## Work to do:
Extract, from the listing that follows, each line containing the word "this".

## Begin Task input

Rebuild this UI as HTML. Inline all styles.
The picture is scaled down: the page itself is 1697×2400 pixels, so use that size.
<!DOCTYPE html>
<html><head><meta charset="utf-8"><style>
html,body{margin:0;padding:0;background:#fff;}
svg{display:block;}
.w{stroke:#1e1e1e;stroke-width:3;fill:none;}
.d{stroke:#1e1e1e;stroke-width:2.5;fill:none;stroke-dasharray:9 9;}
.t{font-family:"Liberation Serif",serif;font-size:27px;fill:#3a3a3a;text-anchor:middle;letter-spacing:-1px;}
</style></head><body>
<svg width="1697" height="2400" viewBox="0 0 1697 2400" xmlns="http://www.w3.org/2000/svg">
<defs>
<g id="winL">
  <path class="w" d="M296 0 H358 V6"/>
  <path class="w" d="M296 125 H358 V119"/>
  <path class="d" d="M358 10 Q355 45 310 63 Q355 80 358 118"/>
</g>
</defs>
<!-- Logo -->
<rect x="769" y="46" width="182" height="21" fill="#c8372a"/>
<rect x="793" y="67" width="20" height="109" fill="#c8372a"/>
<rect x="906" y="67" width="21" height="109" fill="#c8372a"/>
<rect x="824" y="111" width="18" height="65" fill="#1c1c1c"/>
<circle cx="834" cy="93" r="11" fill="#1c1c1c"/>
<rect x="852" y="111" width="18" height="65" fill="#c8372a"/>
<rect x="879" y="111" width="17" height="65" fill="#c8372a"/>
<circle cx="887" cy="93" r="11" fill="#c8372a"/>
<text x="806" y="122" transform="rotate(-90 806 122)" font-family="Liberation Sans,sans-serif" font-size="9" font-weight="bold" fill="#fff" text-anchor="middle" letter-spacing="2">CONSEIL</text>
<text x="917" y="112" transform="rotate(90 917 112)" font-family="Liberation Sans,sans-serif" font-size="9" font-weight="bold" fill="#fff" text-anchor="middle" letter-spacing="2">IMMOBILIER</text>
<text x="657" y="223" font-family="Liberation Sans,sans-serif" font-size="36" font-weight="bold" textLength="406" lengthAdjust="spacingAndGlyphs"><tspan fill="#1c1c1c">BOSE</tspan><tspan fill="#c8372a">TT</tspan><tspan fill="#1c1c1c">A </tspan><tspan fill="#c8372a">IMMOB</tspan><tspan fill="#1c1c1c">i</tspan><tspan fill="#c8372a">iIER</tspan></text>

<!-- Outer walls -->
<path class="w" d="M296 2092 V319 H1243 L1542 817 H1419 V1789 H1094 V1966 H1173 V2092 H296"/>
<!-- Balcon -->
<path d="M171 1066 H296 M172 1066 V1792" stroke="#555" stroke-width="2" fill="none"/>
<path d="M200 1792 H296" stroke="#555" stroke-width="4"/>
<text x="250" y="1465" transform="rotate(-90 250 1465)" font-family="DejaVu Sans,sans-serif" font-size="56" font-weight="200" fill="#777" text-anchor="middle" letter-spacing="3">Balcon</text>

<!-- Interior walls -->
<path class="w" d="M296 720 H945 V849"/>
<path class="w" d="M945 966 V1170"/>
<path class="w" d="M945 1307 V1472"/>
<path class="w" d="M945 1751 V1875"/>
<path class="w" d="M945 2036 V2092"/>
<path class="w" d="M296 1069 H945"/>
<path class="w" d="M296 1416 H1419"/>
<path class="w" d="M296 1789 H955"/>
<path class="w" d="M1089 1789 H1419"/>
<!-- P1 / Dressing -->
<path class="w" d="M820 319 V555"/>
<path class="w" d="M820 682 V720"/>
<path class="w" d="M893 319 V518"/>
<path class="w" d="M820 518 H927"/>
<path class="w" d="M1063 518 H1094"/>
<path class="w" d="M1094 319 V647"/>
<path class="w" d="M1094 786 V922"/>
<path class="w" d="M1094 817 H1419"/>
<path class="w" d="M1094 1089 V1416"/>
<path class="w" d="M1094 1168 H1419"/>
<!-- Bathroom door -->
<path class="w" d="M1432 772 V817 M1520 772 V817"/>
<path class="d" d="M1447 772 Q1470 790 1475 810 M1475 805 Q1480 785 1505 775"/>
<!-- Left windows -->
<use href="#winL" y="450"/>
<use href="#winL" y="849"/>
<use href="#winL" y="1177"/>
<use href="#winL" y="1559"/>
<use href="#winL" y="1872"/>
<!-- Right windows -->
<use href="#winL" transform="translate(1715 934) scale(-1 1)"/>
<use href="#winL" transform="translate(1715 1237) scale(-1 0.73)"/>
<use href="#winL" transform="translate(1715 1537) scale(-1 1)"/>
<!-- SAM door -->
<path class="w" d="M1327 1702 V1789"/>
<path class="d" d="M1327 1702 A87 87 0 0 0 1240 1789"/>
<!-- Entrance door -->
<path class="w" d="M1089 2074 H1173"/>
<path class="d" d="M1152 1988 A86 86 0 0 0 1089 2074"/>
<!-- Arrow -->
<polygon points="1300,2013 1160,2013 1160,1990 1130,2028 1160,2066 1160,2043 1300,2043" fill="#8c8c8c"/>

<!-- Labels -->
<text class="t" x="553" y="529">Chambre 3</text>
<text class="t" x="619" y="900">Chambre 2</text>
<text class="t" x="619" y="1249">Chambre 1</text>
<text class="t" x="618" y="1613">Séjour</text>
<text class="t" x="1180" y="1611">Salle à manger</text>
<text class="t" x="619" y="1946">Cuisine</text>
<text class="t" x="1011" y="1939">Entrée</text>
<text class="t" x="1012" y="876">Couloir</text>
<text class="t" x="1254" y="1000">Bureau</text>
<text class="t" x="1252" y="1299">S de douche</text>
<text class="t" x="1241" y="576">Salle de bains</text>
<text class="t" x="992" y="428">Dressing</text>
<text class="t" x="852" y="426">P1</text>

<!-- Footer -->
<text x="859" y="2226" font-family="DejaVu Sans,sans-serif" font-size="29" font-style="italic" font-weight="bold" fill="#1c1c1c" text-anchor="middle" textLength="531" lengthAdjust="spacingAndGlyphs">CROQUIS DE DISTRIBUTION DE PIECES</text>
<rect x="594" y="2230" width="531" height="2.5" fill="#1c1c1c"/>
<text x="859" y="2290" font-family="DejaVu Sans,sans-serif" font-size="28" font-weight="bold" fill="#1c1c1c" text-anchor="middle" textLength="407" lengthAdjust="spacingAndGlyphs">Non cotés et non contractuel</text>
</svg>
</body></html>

## End Task input
## Begin Task input

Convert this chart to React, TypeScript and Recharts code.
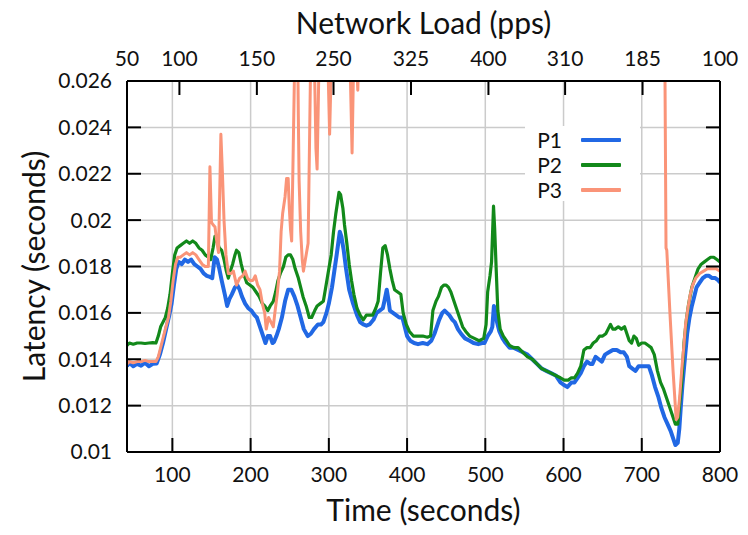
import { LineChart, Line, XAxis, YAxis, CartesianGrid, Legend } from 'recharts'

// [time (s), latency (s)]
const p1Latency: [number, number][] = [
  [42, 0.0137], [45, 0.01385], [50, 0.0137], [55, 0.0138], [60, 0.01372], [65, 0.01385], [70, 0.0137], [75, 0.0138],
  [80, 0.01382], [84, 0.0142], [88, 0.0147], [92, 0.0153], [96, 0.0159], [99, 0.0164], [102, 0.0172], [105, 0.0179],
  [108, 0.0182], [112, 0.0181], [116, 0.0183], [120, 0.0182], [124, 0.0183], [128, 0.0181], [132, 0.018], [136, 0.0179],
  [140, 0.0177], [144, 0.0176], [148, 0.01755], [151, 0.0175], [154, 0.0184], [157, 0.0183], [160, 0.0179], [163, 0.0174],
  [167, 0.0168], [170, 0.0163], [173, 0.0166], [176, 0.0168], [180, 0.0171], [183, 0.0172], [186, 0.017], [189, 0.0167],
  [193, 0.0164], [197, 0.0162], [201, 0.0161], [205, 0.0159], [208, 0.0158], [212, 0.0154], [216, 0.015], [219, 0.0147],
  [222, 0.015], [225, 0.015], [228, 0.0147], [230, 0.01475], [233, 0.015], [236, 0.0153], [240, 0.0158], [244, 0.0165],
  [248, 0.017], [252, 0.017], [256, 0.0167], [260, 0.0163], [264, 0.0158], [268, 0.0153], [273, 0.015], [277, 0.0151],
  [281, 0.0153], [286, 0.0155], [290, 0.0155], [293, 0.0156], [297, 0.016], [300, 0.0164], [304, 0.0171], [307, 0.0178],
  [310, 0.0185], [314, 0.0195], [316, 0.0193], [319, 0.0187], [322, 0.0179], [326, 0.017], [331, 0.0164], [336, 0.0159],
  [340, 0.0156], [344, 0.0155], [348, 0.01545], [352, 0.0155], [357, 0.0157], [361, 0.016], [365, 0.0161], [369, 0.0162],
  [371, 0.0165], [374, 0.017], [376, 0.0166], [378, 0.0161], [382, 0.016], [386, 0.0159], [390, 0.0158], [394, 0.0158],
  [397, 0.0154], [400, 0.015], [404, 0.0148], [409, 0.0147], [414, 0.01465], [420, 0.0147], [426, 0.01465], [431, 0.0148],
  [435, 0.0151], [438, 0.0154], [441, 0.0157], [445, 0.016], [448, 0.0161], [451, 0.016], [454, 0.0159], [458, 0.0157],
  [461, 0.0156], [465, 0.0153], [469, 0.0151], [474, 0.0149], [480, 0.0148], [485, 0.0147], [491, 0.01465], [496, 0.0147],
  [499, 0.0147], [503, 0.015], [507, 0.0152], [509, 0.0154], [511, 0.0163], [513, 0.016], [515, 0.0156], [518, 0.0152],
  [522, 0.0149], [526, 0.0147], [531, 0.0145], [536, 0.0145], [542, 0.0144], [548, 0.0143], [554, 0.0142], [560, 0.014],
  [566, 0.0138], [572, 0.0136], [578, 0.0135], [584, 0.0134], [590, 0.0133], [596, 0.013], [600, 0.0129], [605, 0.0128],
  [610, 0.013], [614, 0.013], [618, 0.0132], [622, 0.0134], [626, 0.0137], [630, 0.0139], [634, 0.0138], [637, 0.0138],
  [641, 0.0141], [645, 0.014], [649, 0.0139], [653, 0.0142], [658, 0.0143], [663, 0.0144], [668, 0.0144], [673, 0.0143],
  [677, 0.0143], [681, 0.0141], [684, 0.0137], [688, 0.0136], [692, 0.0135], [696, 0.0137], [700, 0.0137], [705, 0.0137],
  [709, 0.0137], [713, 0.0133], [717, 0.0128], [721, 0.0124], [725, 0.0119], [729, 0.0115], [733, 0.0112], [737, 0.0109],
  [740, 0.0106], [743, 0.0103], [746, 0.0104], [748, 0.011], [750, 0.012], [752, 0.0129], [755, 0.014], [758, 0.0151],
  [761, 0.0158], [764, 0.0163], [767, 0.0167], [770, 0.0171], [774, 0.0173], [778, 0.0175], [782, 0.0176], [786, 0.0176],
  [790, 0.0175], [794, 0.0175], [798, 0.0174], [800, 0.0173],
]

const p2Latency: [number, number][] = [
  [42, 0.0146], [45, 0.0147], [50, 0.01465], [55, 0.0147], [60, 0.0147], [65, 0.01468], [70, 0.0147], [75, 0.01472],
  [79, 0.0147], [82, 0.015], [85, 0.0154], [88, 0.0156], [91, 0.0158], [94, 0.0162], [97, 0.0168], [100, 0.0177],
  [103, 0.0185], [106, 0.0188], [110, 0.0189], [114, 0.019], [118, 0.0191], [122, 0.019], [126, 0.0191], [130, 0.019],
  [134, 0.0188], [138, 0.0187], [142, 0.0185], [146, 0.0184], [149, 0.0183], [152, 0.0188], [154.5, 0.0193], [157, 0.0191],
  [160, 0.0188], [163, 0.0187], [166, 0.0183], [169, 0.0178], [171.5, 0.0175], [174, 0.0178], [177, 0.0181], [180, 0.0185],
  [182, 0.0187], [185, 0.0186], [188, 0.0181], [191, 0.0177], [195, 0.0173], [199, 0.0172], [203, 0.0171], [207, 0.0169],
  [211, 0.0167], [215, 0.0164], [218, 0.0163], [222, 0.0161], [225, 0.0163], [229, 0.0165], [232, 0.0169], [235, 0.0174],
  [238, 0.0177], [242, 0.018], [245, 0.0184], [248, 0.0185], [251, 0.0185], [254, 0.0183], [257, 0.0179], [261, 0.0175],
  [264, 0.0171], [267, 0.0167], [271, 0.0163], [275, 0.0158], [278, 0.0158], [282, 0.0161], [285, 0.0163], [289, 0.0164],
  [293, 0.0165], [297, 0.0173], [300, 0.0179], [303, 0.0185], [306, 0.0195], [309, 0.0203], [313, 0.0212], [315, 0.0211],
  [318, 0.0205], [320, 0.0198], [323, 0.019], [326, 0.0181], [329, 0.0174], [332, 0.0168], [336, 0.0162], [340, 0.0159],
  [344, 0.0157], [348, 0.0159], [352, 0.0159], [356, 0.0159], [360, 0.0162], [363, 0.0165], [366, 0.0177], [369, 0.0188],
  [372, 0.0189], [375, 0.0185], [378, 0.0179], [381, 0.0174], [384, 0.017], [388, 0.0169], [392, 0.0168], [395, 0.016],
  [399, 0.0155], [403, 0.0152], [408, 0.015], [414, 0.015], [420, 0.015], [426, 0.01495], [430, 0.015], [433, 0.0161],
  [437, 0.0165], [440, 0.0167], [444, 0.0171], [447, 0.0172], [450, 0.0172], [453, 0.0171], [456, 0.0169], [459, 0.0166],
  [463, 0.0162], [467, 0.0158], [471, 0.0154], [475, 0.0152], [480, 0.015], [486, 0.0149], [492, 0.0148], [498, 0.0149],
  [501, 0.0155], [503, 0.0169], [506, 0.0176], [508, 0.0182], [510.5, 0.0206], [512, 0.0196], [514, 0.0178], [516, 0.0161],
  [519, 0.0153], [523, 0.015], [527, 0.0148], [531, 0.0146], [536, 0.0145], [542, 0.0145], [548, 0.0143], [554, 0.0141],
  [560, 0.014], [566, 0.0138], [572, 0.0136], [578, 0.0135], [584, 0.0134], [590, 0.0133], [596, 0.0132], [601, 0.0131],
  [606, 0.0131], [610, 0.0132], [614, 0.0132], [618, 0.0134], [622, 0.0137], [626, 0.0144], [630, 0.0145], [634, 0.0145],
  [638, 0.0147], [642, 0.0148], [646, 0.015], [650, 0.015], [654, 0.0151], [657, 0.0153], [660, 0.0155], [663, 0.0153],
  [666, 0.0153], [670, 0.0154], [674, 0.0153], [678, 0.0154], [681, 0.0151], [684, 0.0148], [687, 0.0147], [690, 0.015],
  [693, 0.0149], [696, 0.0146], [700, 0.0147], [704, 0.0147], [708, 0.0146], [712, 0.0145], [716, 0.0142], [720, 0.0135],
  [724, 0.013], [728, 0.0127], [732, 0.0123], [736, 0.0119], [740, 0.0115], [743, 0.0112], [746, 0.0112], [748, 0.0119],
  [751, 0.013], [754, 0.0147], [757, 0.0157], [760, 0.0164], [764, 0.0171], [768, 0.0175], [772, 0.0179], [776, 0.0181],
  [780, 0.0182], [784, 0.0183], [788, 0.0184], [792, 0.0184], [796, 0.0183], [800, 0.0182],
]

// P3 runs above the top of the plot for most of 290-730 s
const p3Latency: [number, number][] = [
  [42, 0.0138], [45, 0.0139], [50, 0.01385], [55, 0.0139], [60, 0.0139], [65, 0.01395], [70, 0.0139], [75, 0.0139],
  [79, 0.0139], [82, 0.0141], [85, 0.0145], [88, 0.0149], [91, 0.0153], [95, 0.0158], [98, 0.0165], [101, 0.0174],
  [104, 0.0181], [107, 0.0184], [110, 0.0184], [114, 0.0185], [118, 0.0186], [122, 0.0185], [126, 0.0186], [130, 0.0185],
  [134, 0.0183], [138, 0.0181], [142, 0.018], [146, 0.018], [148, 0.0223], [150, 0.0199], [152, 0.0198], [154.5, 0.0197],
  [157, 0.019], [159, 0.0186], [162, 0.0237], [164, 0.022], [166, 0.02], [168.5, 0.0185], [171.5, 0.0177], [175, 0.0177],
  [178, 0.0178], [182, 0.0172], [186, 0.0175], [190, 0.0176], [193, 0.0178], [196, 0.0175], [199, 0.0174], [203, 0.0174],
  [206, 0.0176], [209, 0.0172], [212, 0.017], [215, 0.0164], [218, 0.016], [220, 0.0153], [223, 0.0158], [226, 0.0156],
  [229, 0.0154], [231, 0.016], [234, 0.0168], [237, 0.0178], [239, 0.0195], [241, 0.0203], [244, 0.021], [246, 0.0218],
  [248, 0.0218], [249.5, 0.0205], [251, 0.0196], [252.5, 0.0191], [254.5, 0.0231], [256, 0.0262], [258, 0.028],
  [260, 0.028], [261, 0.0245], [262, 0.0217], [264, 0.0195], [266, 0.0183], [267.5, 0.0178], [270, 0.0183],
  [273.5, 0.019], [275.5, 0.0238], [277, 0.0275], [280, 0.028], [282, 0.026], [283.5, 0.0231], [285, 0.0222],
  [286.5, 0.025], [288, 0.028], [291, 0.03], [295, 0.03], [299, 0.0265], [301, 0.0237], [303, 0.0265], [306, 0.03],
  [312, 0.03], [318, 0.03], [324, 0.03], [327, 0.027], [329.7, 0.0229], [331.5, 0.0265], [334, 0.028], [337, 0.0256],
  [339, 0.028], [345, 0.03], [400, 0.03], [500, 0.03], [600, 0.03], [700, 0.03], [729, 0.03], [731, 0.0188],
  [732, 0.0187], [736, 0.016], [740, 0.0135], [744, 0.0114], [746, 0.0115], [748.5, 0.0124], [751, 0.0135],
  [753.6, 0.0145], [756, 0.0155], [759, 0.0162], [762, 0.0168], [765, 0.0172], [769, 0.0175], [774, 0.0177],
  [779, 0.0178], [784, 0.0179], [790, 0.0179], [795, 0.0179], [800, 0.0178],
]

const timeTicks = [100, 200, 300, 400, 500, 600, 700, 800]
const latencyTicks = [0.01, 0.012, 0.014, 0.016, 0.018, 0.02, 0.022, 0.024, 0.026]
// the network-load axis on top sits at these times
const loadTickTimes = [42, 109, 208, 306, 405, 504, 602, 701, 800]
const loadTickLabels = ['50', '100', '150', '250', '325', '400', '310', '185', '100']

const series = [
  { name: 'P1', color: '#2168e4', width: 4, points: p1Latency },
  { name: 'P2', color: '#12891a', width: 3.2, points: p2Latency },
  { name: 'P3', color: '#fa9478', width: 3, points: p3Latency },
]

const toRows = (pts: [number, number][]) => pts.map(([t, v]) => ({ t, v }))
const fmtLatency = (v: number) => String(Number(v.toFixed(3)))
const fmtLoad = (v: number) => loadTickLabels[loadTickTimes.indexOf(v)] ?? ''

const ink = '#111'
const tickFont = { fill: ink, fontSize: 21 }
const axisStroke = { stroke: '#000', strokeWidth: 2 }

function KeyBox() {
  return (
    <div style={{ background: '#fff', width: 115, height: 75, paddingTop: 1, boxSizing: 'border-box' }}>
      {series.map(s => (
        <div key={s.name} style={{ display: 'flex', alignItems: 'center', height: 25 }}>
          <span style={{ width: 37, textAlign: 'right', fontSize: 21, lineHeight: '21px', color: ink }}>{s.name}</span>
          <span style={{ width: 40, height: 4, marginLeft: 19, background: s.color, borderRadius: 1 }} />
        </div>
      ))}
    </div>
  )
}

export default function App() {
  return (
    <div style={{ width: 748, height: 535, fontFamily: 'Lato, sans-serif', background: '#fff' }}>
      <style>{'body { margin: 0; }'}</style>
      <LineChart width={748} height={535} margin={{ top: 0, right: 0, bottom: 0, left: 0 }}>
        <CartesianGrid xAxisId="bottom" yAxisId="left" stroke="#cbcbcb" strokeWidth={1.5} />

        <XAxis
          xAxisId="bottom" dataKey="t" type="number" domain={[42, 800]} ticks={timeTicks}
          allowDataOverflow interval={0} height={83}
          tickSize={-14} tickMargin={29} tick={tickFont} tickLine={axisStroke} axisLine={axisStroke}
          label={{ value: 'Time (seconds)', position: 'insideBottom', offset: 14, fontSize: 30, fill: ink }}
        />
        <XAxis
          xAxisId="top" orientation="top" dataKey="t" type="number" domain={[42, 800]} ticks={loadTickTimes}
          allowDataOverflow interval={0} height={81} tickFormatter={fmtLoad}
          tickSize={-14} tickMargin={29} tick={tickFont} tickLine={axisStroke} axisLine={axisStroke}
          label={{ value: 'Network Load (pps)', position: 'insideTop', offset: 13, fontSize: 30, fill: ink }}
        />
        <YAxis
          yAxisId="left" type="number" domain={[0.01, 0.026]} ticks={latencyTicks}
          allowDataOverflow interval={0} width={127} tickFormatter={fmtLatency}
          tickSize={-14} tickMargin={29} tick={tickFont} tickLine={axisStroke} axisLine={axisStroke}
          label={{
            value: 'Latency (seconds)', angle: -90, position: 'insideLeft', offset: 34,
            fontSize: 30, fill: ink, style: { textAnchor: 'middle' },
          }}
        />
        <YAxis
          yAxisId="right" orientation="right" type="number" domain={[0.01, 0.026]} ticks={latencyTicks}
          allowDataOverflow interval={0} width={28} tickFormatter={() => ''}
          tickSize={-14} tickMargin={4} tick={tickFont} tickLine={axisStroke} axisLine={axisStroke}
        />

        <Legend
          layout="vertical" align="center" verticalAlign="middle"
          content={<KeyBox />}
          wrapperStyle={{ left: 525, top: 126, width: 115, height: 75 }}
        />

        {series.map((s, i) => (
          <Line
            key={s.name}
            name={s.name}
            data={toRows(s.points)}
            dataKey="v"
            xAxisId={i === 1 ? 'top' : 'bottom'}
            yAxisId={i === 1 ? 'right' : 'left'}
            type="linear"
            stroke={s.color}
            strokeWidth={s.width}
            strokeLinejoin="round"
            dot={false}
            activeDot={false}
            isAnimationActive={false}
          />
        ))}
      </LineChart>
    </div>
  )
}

## End Task input

## Task answer:
Rebuild this UI as HTML. Inline all styles.
Convert this chart to React, TypeScript and Recharts code.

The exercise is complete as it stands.